X : array-like, shape (n_samples, n_dimensions): The samples to do the prediction on. Each sample is a row and each column corresponds to a dimension in that sample. For univariate distributions, a single array may be passed in.
n_jobs : int: The number of jobs to use to parallelize, either the number of threads or the number of processes to use. -1 means use all available resources. Default is 1.

Returns:

probability : array-like, shape (n_samples, n_components): The normalized probability P(M|D) for each sample. This is the probability that the sample was generated from each component.

probability()¶

Return the probability of the given symbol under this distribution.
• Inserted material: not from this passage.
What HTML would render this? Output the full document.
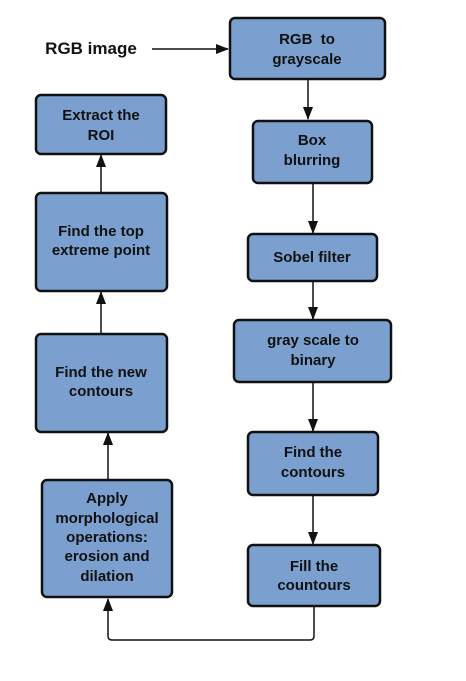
<!DOCTYPE html>
<html><head><style>
html,body{margin:0;padding:0;background:#fff;}
svg{display:block;}
text{font-family:"Liberation Sans",sans-serif;font-weight:bold;font-size:15px;fill:#111;text-anchor:middle;}
rect{fill:#7ba0cf;stroke:#111;stroke-width:2.5;}
.l{stroke:#111;stroke-width:1.5;fill:none;}
</style></head><body>
<svg width="466" height="681" viewBox="0 0 466 681">
<defs><marker id="a" markerWidth="13" markerHeight="10" refX="12" refY="5" orient="auto" markerUnits="userSpaceOnUse"><path d="M0,0 L13,5 L0,10 z" fill="#111"/></marker></defs>
<text x="91" y="54" style="font-size:17px">RGB image</text>
<line class="l" x1="152" y1="49" x2="228" y2="49" marker-end="url(#a)"/>

<rect x="230" y="18" width="155" height="61" rx="5"/>
<text x="307" y="44" xml:space="preserve">RGB  to</text><text x="307" y="64">grayscale</text>
<line class="l" x1="308" y1="79" x2="308" y2="119" marker-end="url(#a)"/>

<rect x="253" y="121" width="119" height="62" rx="5"/>
<text x="312" y="145">Box</text><text x="312" y="165">blurring</text>
<line class="l" x1="313" y1="183" x2="313" y2="233" marker-end="url(#a)"/>

<rect x="248" y="234" width="129" height="47" rx="5"/>
<text x="312" y="262">Sobel filter</text>
<line class="l" x1="313" y1="281" x2="313" y2="319" marker-end="url(#a)"/>

<rect x="234" y="320" width="157" height="62" rx="5"/>
<text x="313" y="345">gray scale to</text><text x="313" y="365">binary</text>
<line class="l" x1="313" y1="382" x2="313" y2="431" marker-end="url(#a)"/>

<rect x="248" y="432" width="130" height="63" rx="5"/>
<text x="313" y="457">Find the</text><text x="313" y="477">contours</text>
<line class="l" x1="313" y1="495" x2="313" y2="544" marker-end="url(#a)"/>

<rect x="248" y="545" width="132" height="61" rx="5"/>
<text x="314" y="571">Fill the</text><text x="314" y="590">countours</text>

<path class="l" d="M314,606 V636 Q314,640 310,640 H112 Q108,640 108,636 V599" marker-end="url(#a)"/>

<rect x="42" y="480" width="130" height="117" rx="5"/>
<text x="107" y="503">Apply</text><text x="107" y="523">morphological</text><text x="107" y="542">operations:</text><text x="107" y="561">erosion and</text><text x="107" y="581">dilation</text>
<line class="l" x1="108" y1="480" x2="108" y2="433" marker-end="url(#a)"/>

<rect x="36" y="334" width="131" height="98" rx="5"/>
<text x="101" y="377">Find the new</text><text x="101" y="396">contours</text>
<line class="l" x1="101" y1="334" x2="101" y2="292" marker-end="url(#a)"/>

<rect x="36" y="193" width="131" height="98" rx="5"/>
<text x="101" y="236">Find the top</text><text x="101" y="255">extreme point</text>
<line class="l" x1="101" y1="193" x2="101" y2="155" marker-end="url(#a)"/>

<rect x="36" y="95" width="130" height="59" rx="5"/>
<text x="101" y="120">Extract the</text><text x="101" y="140">ROI</text>
</svg>
</body></html>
Parameters:	symbol : object The symbol to calculate the probability of
Returns:	probability : double The probability of that point under the distribution.

sample()¶

Generate a sample from the model.

First, randomly select a component weighted by the prior probability, Then, use the sample method from that component to generate a sample.

Parameters:	n : int, optional The number of samples to generate. Defaults to 1.
Returns:	sample : array-like or object A randomly generated sample from the model of the type modelled by the emissions. An integer if using most distributions, or an array if using multivariate ones, or a string for most discrete distributions. If n=1 return an object, if n>1 return an array of the samples.

summarize()¶

Summarize a batch of data and store sufficient statistics.
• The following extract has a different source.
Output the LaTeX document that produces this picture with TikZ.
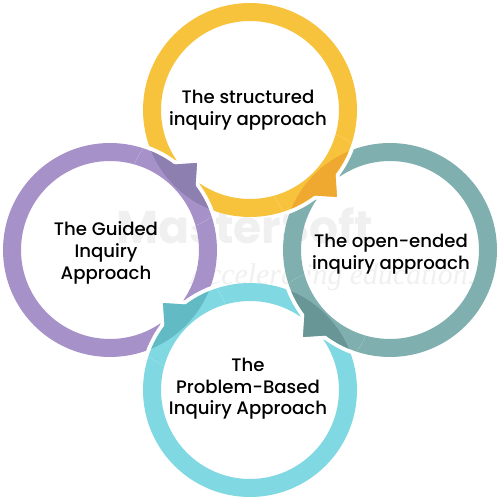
\documentclass[tikz,border=0pt]{standalone}
\usepackage{fontspec}
\setmainfont{Poppins}[UprightFont={* Medium}, BoldFont={* Bold}]
\newfontfamily\wmfont{Liberation Serif}
\usetikzlibrary{calc}
\definecolor{yelL}{HTML}{F8C33C}
\definecolor{yelD}{HTML}{F0A930}
\definecolor{purL}{HTML}{A791C9}
\definecolor{purD}{HTML}{8D7FB0}
\definecolor{teaL}{HTML}{7FAFAE}
\definecolor{teaD}{HTML}{689696}
\definecolor{cyaL}{HTML}{80D8E2}
\definecolor{cyaD}{HTML}{62BBC4}
\newcommand{\mycross}[5]{%
  \begin{scope}
    \clip ($(#1)!0.5!(#5)$) circle (48);
    \draw[white, line width=0.52cm] (#1) circle (98);
    \filldraw[white, line width=0.16cm, line join=miter, shift={(#1)}]
      (#2+10:104) -- (#2:123) -- (#2-10:104) -- cycle;
    \draw[#3, line width=0.36cm] (#1) circle (98);
    \fill[#3, shift={(#1)}] (#2+10:104) -- (#2:123) -- (#2-10:104) -- cycle;
    \begin{scope}
      \clip (#5) circle (107);
      \draw[#4, line width=0.36cm] (#1) circle (98);
      \fill[#4, shift={(#1)}] (#2+10:104) -- (#2:123) -- (#2-10:104) -- cycle;
    \end{scope}
  \end{scope}}
\begin{document}
\begin{tikzpicture}[x=0.02cm,y=0.02cm]
\tikzset{
  ring/.style={circle, draw=#1, line width=0.36cm, minimum size=3.92cm,
    inner sep=0pt},
  lbl/.style={align=center, text=black, inner sep=0pt,
    font=\fontsize{10.3}{12.3}\selectfont},
  wmark/.style={text=black!6}
}
\useasboundingbox (-250,-250) rectangle (250,250);
\fill[white] (-250,-250) rectangle (250,250);
% faint watermark
\node[wmark, font=\fontsize{26}{28}\selectfont\bfseries] (wm1) at (-5,24) {MasterSoft};
\node[wmark, font=\wmfont\itshape\fontsize{17}{19}\selectfont] (wm2) at (90,-27) {Accelerating education...};
% rings
\node[ring=yelL] (yel) at (0,140) {};
\node[ring=teaL] (tea) at (140,0) {};
\node[ring=cyaL] (cya) at (0,-140) {};
\node[ring=purL] (pur) at (-140,0) {};
% labels
\node[lbl] (yelt) at ($(yel.center)+(-2,0)$) {The structured\\inquiry approach};
\node[lbl] (teat) at ($(tea.center)+(1,-4)$) {The open-ended\\inquiry approach};
\node[lbl] (cyat) at ($(cya.center)+(-2,1)$) {The\\Problem-Based\\Inquiry Approach};
\node[lbl] (purt) at ($(pur.center)+(-4,-3)$) {The Guided\\Inquiry\\Approach};
% crossings
\mycross{pur.center}{45}{purL}{purD}{yel.center}
\mycross{yel.center}{-45}{yelL}{yelD}{tea.center}
\mycross{tea.center}{-135}{teaL}{teaD}{cya.center}
\mycross{cya.center}{135}{cyaL}{cyaD}{pur.center}
\end{tikzpicture}
\end{document}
This will run the expectation step of EM and store sufficient statistics in the appropriate distribution objects. The summarization can be thought of as a chunk of the E step, and the from_summaries method as the M step.

Parameters:	X : array-like, shape (n_samples, n_dimensions) This is the data to train on. Each row is a sample, and each column is a dimension to train on. weights : array-like, shape (n_samples,), optional The initial weights of each sample in the matrix. If nothing is passed in then each sample is assumed to be the same weight. Default is None.
Returns:	logp : double The log probability of the data given the current model. This is used to speed up EM.

thaw()¶: Thaw the distribution, re-allowing updates to occur.